Retype the lines beneath this one, from the first through the line containing "hours = [round(i". Pictures are left out.

_ _ _ _

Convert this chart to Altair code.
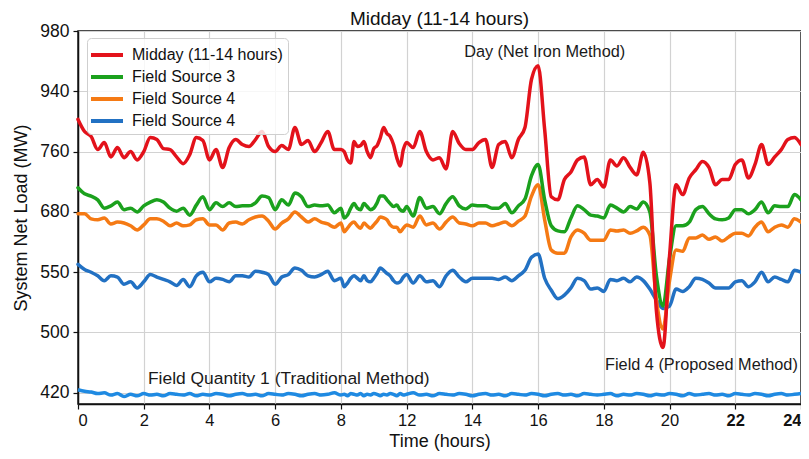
import altair as alt
import pandas as pd

# ---------------- data ----------------
hours = [round(i * 0.2, 1) for i in range(121)]

y_ticks = [420, 500, 550, 680, 760, 940, 980]
x_ticks = [0, 2, 4, 6, 8, 12, 14, 16, 18, 20, 22, 24]

series_keys = ["s1", "s2", "s3", "s4"]
series_labels = ["Midday (11-14 hours)", "Field Source 3", "Field Source 4", "Field Source 4"]
series_colors = ["#e3121b", "#1ba11d", "#f57a14", "#2271c3"]

midday = [
    856, 820, 805, 766, 787, 753, 772, 752, 760, 749,
    760, 802, 796, 769, 766, 753, 744, 756, 802, 793,
    749, 766, 739, 772, 796, 781, 775, 796, 820, 775,
    760, 778, 766, 832, 781, 793, 760, 787,
    820, 766, 766, 760, 749, 745, 790, 775, 778, 790,
    760, 752, 769, 778, 802, 832, 814, 805, 781, 752,
    741, 766, 787, 772, 820, 760, 749, 752, 737, 820,
    784, 766, 766, 787, 796, 739, 781, 790, 752, 796,
    832, 948, 957, 826, 700, 696, 723,
    733, 749, 753, 716, 723, 713, 749, 741, 752, 739,
    729, 759, 719, 518, 480, 585, 716, 703, 725, 736,
    747, 739, 716, 723, 723, 743, 749, 725, 743, 781,
    743, 753, 766, 796, 802, 781,
]

field_source_3 = [
    712, 704, 701, 696, 685, 688, 693, 683, 685, 680,
    688, 693, 696, 693, 685, 681, 685, 673, 689, 700,
    683, 692, 687, 692, 687, 688, 688, 692, 701, 699,
    683, 696, 689, 705, 700, 687, 689, 688,
    689, 678, 685, 667, 673, 685, 691, 685, 683, 691,
    687, 683, 685, 692, 701, 701, 696, 691, 687, 689,
    683, 681, 687, 671, 699, 685, 687, 676, 691, 700,
    688, 684, 689, 688, 688, 685, 685, 691, 678, 688,
    697, 728, 743, 696, 650, 639, 637,
    667, 688, 683, 673, 671, 667, 689, 685, 680, 687,
    684, 693, 680, 547, 522, 580, 650, 650, 658, 683,
    687, 676, 665, 663, 667, 683, 683, 676, 683, 693,
    678, 688, 687, 687, 703, 696,
]

field_source_4a = [
    676, 676, 665, 663, 667, 654, 658, 656, 650, 641,
    652, 665, 665, 660, 650, 656, 650, 652, 663, 665,
    652, 652, 641, 656, 658, 654, 663, 669, 671, 660,
    643, 656, 665, 680, 669, 658, 665, 658,
    654, 647, 656, 637, 645, 654, 658, 650, 645, 656,
    650, 645, 652, 660, 669, 667, 663, 652, 647, 647,
    637, 645, 652, 647, 671, 652, 656, 643, 658, 669,
    656, 654, 650, 656, 656, 650, 654, 658, 650, 660,
    671, 701, 716, 663, 598, 591, 591,
    626, 641, 634, 619, 619, 619, 641, 639, 641, 634,
    639, 647, 630, 527, 503, 543, 598, 595, 624, 624,
    630, 621, 626, 617, 626, 634, 634, 628, 647, 658,
    637, 647, 652, 647, 665, 658,
]

field_source_4b = [
    567, 556, 550, 547, 543, 547, 546, 540, 542, 537,
    542, 548, 546, 544, 542, 539, 544, 538, 547, 550,
    542, 545, 544, 542, 547, 547, 546, 552, 550, 548,
    540, 546, 548, 559, 554, 547, 546, 548,
    552, 543, 545, 538, 541, 545, 547, 545, 543, 547,
    543, 542, 545, 549, 559, 554, 549, 547, 543, 541,
    542, 546, 548, 541, 547, 542, 543, 538, 547, 554,
    546, 542, 545, 545, 545, 545, 544, 546, 543, 547,
    554, 582, 589, 545, 535, 528, 531,
    537, 545, 543, 536, 537, 534, 544, 543, 545, 542,
    546, 543, 536, 527, 520, 522, 536, 534, 538, 545,
    544, 541, 537, 537, 537, 542, 543, 538, 542, 550,
    542, 546, 544, 542, 554, 550,
]

field_quantity_1 = [
    424, 422, 421, 419, 420, 417, 419, 415, 418, 416,
    419, 417, 418, 416, 419, 418, 417, 419, 416, 418,
    417, 419, 418, 416, 418, 419, 417, 418, 416, 419,
    418, 417, 419, 418, 416, 418, 419, 417, 418, 420,
    417, 418, 416, 419, 418, 417, 419, 416, 418, 417,
    419, 418, 416, 418, 417, 419, 418, 416, 419, 417,
    418, 420, 417, 418, 416, 419, 418, 417, 419, 418,
    416, 418, 419, 417, 418, 416, 419, 418, 417, 419,
    418, 416, 418, 419, 417, 418, 416, 419, 418, 417,
    418, 419, 416, 418, 417, 419, 418, 416, 418, 417,
    419, 418, 416, 419, 417, 418, 419, 417, 418, 416,
    419, 418, 417, 419, 418, 416, 418, 419, 417, 418,
    419,
]

ann_text = ["Day (Net Iron Method)", "Field 4 (Proposed Method)", "Field Quantity 1 (Traditional Method)"]
ann_hour = [16.2, 20.97, 2.13]
ann_load = [966, 457, 438]
ann_align = ["center", "center", "left"]
ann_size = [16.3, 16.3, 17.4]

# ---------------- build tables ----------------
rows = []
# drawing order: blue, orange, green, red (red on top)
for key, vals in [("s4", field_source_4b), ("s3", field_source_4a), ("s2", field_source_3), ("s1", midday)]:
    for h, v in zip(hours, vals):
        rows.append({"hour": h, "load": v, "series": key})
df = pd.DataFrame(rows)
df_bottom = pd.DataFrame({"hour": hours[:len(field_quantity_1)], "load": field_quantity_1})
df_ann = pd.DataFrame({"text": ann_text, "hour": ann_hour, "load": ann_load,
                       "align": ann_align, "size": ann_size})

# ---------------- layout ----------------
W, H = 723, 373
step = 60.3
x_range = [W * k / (len(x_ticks) - 1) for k in range(len(x_ticks))]
y_bottom_val = y_ticks[0] - (H - 6 * step) * ((y_ticks[1] - y_ticks[0]) / step)
y_domain = [y_bottom_val] + y_ticks
y_range = [H] + [6 * step - k * step for k in range(7)]

FONT = "Liberation Sans"

x_enc = alt.X(
    "hour:Q",
    scale=alt.Scale(domain=x_ticks, range=x_range, nice=False, zero=False),
    axis=alt.Axis(
        values=x_ticks, title="Time (hours)", format="d",
        labelFontSize=16.5, titleFontSize=18, labelPadding=3, titlePadding=4,
        labelFontWeight={"condition": {"test": "datum.value >= 22", "value": "bold"}, "value": "normal"},
    ),
)
y_enc = alt.Y(
    "load:Q",
    scale=alt.Scale(domain=y_domain, range=y_range, nice=False, zero=False),
    axis=alt.Axis(
        values=y_ticks, title="System Net Load (MW)", format="d",
        labelFontSize=17.5, titleFontSize=18, labelPadding=4, titlePadding=9,
    ),
)

lines = alt.Chart(df).mark_line(strokeWidth=3.5, strokeJoin="round", strokeCap="round",
                                interpolate="monotone").encode(
    x=x_enc,
    y=y_enc,
    color=alt.Color(
        "series:N",
        scale=alt.Scale(domain=series_keys, range=series_colors),
        legend=alt.Legend(
            title=None,
            labelExpr=(
                "datum.value == 's1' ? '" + series_labels[0] + "' : "
                "datum.value == 's2' ? '" + series_labels[1] + "' : '" + series_labels[2] + "'"
            ),
        ),
    ),
    detail="series:N",
)

bottom = alt.Chart(df_bottom).mark_line(strokeWidth=3.5, color="#1f8ae2", strokeJoin="round",
                                        interpolate="monotone").encode(
    x="hour:Q", y="load:Q"
)

ann_layers = []
for al in ["center", "left"]:
    sub = df_ann[df_ann["align"] == al]
    for sz in sorted(set(sub["size"])):
        part = sub[sub["size"] == sz]
        ann_layers.append(
            alt.Chart(part).mark_text(fontSize=float(sz), font=FONT, color="#1a1a1a",
                                      baseline="middle", align=al).encode(
                x="hour:Q", y="load:Q", text="text:N")
        )

chart = alt.layer(bottom, lines, *ann_layers).properties(
    width=W,
    height=H,
    title=alt.TitleParams("Midday (11-14 hours)", fontSize=19, fontWeight="normal", font=FONT,
                          color="#111111", offset=-7, anchor="middle"),
    padding={"left": 70, "top": 23, "right": 0, "bottom": 47},
    autosize=alt.AutoSizeParams(type="none"),
).configure_view(
    stroke="#111111", strokeWidth=1.5
).configure_axis(
    labelFont=FONT, titleFont=FONT, labelColor="#111111", titleColor="#111111",
    titleFontWeight="normal", domainColor="#111111", domainWidth=1.5,
    tickColor="#111111", tickSize=5, tickWidth=1.2,
    gridColor="#d2d2d2", gridWidth=1.2,
).configure_legend(
    orient="none", legendX=9, legendY=7,
    fillColor="rgba(255,255,255,0.82)", strokeColor="#cfcfcf", cornerRadius=4,
    padding=5, symbolType="M-1.6,0H1.6", symbolStrokeWidth=4, symbolSize=400,
    symbolOffset=3, symbolFillColor="transparent",
    labelFont=FONT, labelFontSize=16, labelColor="#111111", labelOffset=13,
    rowPadding=2, symbolOpacity=1,
)

chart.save("out.html", embed_options={"renderer": "svg", "actions": False})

_ _ _ _

## Problem solution
Convert this chart to Altair code.
import altair as alt
import pandas as pd

# ---------------- data ----------------
hours = [round(i * 0.2, 1) for i in range(121)]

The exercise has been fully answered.